Written instruction — Omit all images. Write out the rest of the material exactly.

## Start

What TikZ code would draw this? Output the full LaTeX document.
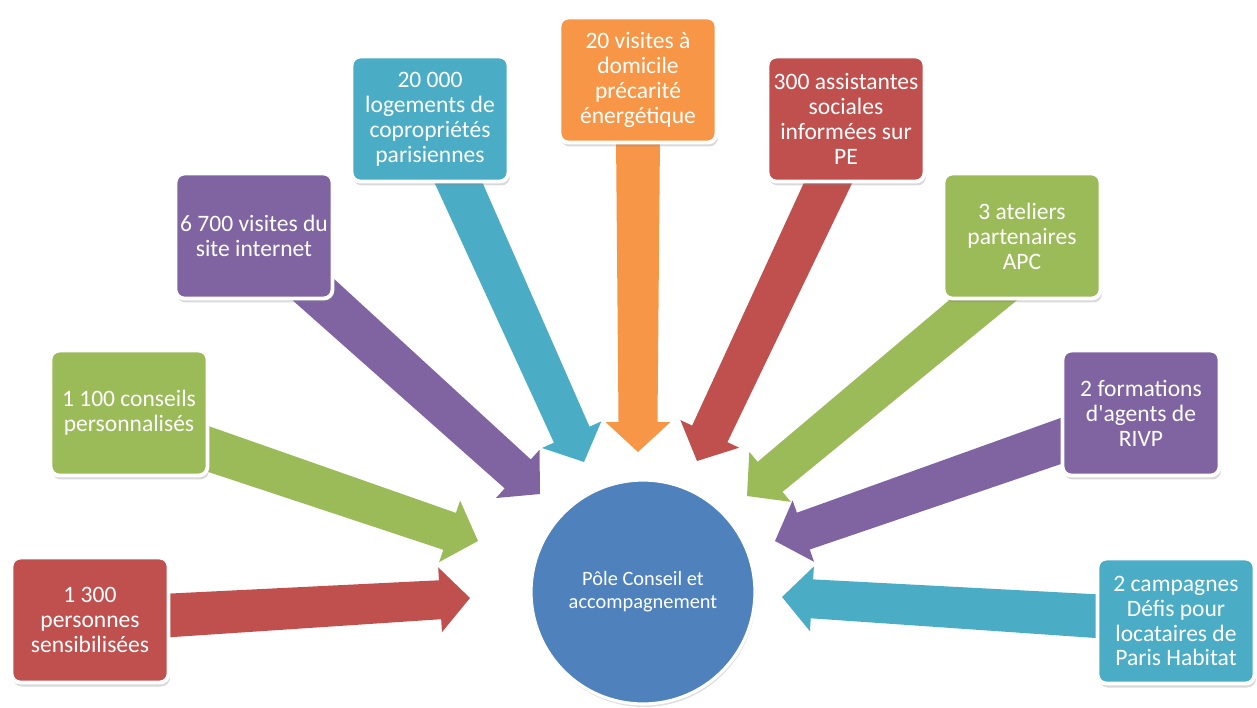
\documentclass[tikz,border=0pt]{standalone}
\usepackage{fontspec}
\setmainfont{Carlito}
\usetikzlibrary{shadows,backgrounds,calc}
\definecolor{ofred}{HTML}{C0504D}
\definecolor{ofgreen}{HTML}{9BBB59}
\definecolor{ofpurple}{HTML}{8064A2}
\definecolor{ofaqua}{HTML}{4BACC6}
\definecolor{oforange}{HTML}{F79646}
\definecolor{ofblue}{HTML}{4F81BD}
\tikzset{box/.style={rectangle, rounded corners=5pt, draw=white, line width=2.2pt,
      minimum width=3.14cm, minimum height=2.5cm, inner sep=1pt, align=center,
      text=white, font=\fontsize{13.4}{14.2}\selectfont,
      drop shadow={opacity=0.3, shadow xshift=0.03cm, shadow yshift=-0.08cm}}}
\tikzset{pole/.style={circle, fill=ofblue, draw=white, line width=1.8pt,
      minimum size=4.48cm, align=center, text=white,
      font=\fontsize{11.6}{13.1}\selectfont,
      drop shadow={opacity=0.25, shadow xshift=0.02cm, shadow yshift=-0.06cm}}}
\newcommand{\fatarrow}[3]{%
  \coordinate (fa-a) at (#2);
  \coordinate (fa-b) at (#3);
  \coordinate (fa-h) at ($(fa-b)!0.6cm!(fa-a)$);
  \fill[#1] ($(fa-a)!0.45cm!90:(fa-b)$) -- ($(fa-h)!0.39cm!90:(fa-b)$)
    -- ($(fa-h)!0.65cm!90:(fa-b)$) -- (fa-b) -- ($(fa-h)!0.65cm!-90:(fa-b)$)
    -- ($(fa-h)!0.39cm!-90:(fa-b)$) -- ($(fa-a)!0.45cm!-90:(fa-b)$) -- cycle;}

\begin{document}
\begin{tikzpicture}[x=0.02cm, y=-0.02cm]
    \useasboundingbox (0,0) rectangle (1257,707);
    \node[box, fill=ofred] (personnes) at (90,620) {1 300\\personnes\\sensibilisées};
    \node[box, fill=ofgreen] (conseils) at (129,413) {1 100 conseils\\personnalisés};
    \node[box, fill=ofpurple] (internet) at (254,236) {6 700 visites du\\site internet};
    \node[box, fill=ofaqua] (logements) at (430,119) {20 000\\logements de\\copropriétés\\parisiennes};
    \node[box, fill=oforange] (domicile) at (638,80) {20 visites à\\domicile\\précarité\\énergétique};
    \node[box, fill=ofred] (assistantes) at (846,119) {300 assistantes\\sociales\\informées sur\\PE};
    \node[box, fill=ofgreen] (ateliers) at (1022,236) {3 ateliers\\partenaires\\APC};
    \node[box, fill=ofpurple] (formations) at (1141,413) {2 formations\\d\textquotesingle agents de\\RIVP};
    \node[box, fill=ofaqua] (campagnes) at (1176,621) {2 campagnes\\Défis pour\\locataires de\\Paris Habitat};
    \node[pole] (pole) at (643,592) {Pôle Conseil et\\accompagnement};
    \coordinate (tip-personnes) at (470,598);
    \coordinate (tip-conseils) at (478,541);
    \coordinate (tip-internet) at (540,494);
    \coordinate (tip-logements) at (584,462);
    \coordinate (tip-domicile) at (638,452);
    \coordinate (tip-assistantes) at (697,461);
    \coordinate (tip-ateliers) at (747,496);
    \coordinate (tip-formations) at (775,541);
    \coordinate (tip-campagnes) at (782,597);
    \begin{scope}[on background layer]
      \fatarrow{ofred}{personnes.center}{tip-personnes}
      \fatarrow{ofgreen}{[yshift=-0.18cm]conseils.center}{tip-conseils}
      \fatarrow{ofpurple}{internet.center}{tip-internet}
      \fatarrow{ofaqua}{logements.center}{tip-logements}
      \fatarrow{oforange}{domicile.center}{tip-domicile}
      \fatarrow{ofred}{[xshift=0.24cm]assistantes.center}{tip-assistantes}
      \fatarrow{ofgreen}{[xshift=0.76cm]ateliers.center}{tip-ateliers}
      \fatarrow{ofpurple}{formations.center}{tip-formations}
      \fatarrow{ofaqua}{campagnes.center}{tip-campagnes}
    \end{scope}
  \end{tikzpicture}
\end{document}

## End

Expected answer —
What TikZ code would draw this? Output the full LaTeX document.
\documentclass[tikz,border=0pt]{standalone}
\usepackage{fontspec}
\setmainfont{Carlito}
\usetikzlibrary{shadows,backgrounds,calc}
\definecolor{ofred}{HTML}{C0504D}
\definecolor{ofgreen}{HTML}{9BBB59}
\definecolor{ofpurple}{HTML}{8064A2}
\definecolor{ofaqua}{HTML}{4BACC6}
\definecolor{oforange}{HTML}{F79646}
\definecolor{ofblue}{HTML}{4F81BD}
\tikzset{box/.style={rectangle, rounded corners=5pt, draw=white, line width=2.2pt,
      minimum width=3.14cm, minimum height=2.5cm, inner sep=1pt, align=center,
      text=white, font=\fontsize{13.4}{14.2}\selectfont,
      drop shadow={opacity=0.3, shadow xshift=0.03cm, shadow yshift=-0.08cm}}}
\tikzset{pole/.style={circle, fill=ofblue, draw=white, line width=1.8pt,
      minimum size=4.48cm, align=center, text=white,
      font=\fontsize{11.6}{13.1}\selectfont,
      drop shadow={opacity=0.25, shadow xshift=0.02cm, shadow yshift=-0.06cm}}}
\newcommand{\fatarrow}[3]{%
  \coordinate (fa-a) at (#2);
  \coordinate (fa-b) at (#3);
  \coordinate (fa-h) at ($(fa-b)!0.6cm!(fa-a)$);
  \fill[#1] ($(fa-a)!0.45cm!90:(fa-b)$) -- ($(fa-h)!0.39cm!90:(fa-b)$)
    -- ($(fa-h)!0.65cm!90:(fa-b)$) -- (fa-b) -- ($(fa-h)!0.65cm!-90:(fa-b)$)
    -- ($(fa-h)!0.39cm!-90:(fa-b)$) -- ($(fa-a)!0.45cm!-90:(fa-b)$) -- cycle;}

\begin{document}
\begin{tikzpicture}[x=0.02cm, y=-0.02cm]
    \useasboundingbox (0,0) rectangle (1257,707);
    \node[box, fill=ofred] (personnes) at (90,620) {1 300\\personnes\\sensibilisées};
    \node[box, fill=ofgreen] (conseils) at (129,413) {1 100 conseils\\personnalisés};
    \node[box, fill=ofpurple] (internet) at (254,236) {6 700 visites du\\site internet};
    \node[box, fill=ofaqua] (logements) at (430,119) {20 000\\logements de\\copropriétés\\parisiennes};
    \node[box, fill=oforange] (domicile) at (638,80) {20 visites à\\domicile\\précarité\\énergétique};
    \node[box, fill=ofred] (assistantes) at (846,119) {300 assistantes\\sociales\\informées sur\\PE};
    \node[box, fill=ofgreen] (ateliers) at (1022,236) {3 ateliers\\partenaires\\APC};
    \node[box, fill=ofpurple] (formations) at (1141,413) {2 formations\\d\textquotesingle agents de\\RIVP};
    \node[box, fill=ofaqua] (campagnes) at (1176,621) {2 campagnes\\Défis pour\\locataires de\\Paris Habitat};
    \node[pole] (pole) at (643,592) {Pôle Conseil et\\accompagnement};
    \coordinate (tip-personnes) at (470,598);
    \coordinate (tip-conseils) at (478,541);
    \coordinate (tip-internet) at (540,494);
    \coordinate (tip-logements) at (584,462);
    \coordinate (tip-domicile) at (638,452);
    \coordinate (tip-assistantes) at (697,461);
    \coordinate (tip-ateliers) at (747,496);
    \coordinate (tip-formations) at (775,541);
    \coordinate (tip-campagnes) at (782,597);
    \begin{scope}[on background layer]
      \fatarrow{ofred}{personnes.center}{tip-personnes}
      \fatarrow{ofgreen}{[yshift=-0.18cm]conseils.center}{tip-conseils}
      \fatarrow{ofpurple}{internet.center}{tip-internet}
      \fatarrow{ofaqua}{logements.center}{tip-logements}
      \fatarrow{oforange}{domicile.center}{tip-domicile}
      \fatarrow{ofred}{[xshift=0.24cm]assistantes.center}{tip-assistantes}
      \fatarrow{ofgreen}{[xshift=0.76cm]ateliers.center}{tip-ateliers}
      \fatarrow{ofpurple}{formations.center}{tip-formations}
      \fatarrow{ofaqua}{campagnes.center}{tip-campagnes}
    \end{scope}
  \end{tikzpicture}
\end{document}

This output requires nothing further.